The table shows that in March Invercargill Prison was rated as exceeding performance targets, but in June it had been downgraded one notch to being "effective".
The Otago Corrections Facility, however, improved two categories in the three months, from "needs improvement" to exceeding performance targets.
A prison's performance can be affected by the number of assaults on staff and prisoners in both the serious and non-serious categories, the percentage of prisoners progressing in literacy and education and the number of self-harm threat-to-life incidents.
The Department of Corrections regional commissioner for the Southern region, Ian Bourke, said both prisons were doing well.
Invercargill Prison's grade declined slightly because of a problem with the delivery of an education programme. Work was under way to deal with the areas of concern, he said.
The improved grade of the Otago Corrections Facility reflected the fact there had been fewer adverse incidents at the prison, he said.
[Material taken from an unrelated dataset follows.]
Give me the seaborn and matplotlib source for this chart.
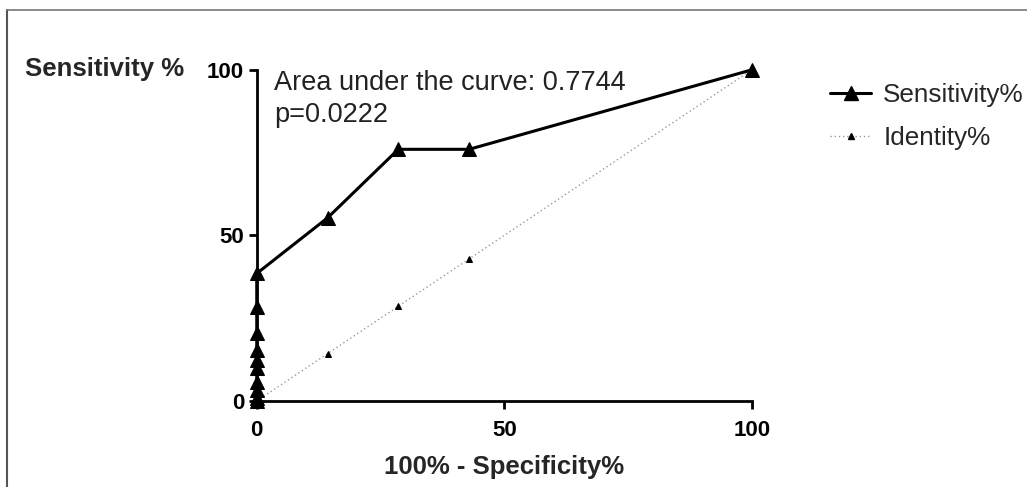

Neither prison had any escapes, walkaways or unnatural deaths in the past year.
The Department of Corrections uses three steps to determine a prison's overall rating: At the first level key security measures like escapes and unnatural deaths will be checked.
If any of these happen, the prison will be classified as needing improvement, no matter how well it is doing in the next two measures.
At the next level, internal prison matters like the number of complaints, drug-testing results, and assaults are measured.
If these are not up to standard, the prison will be classified as needing improvement.
The third level measures some aspects of the ultimate goal of reducing re-offending, by increasing participation in programmes allowing prisoners to gain job skills and real jobs.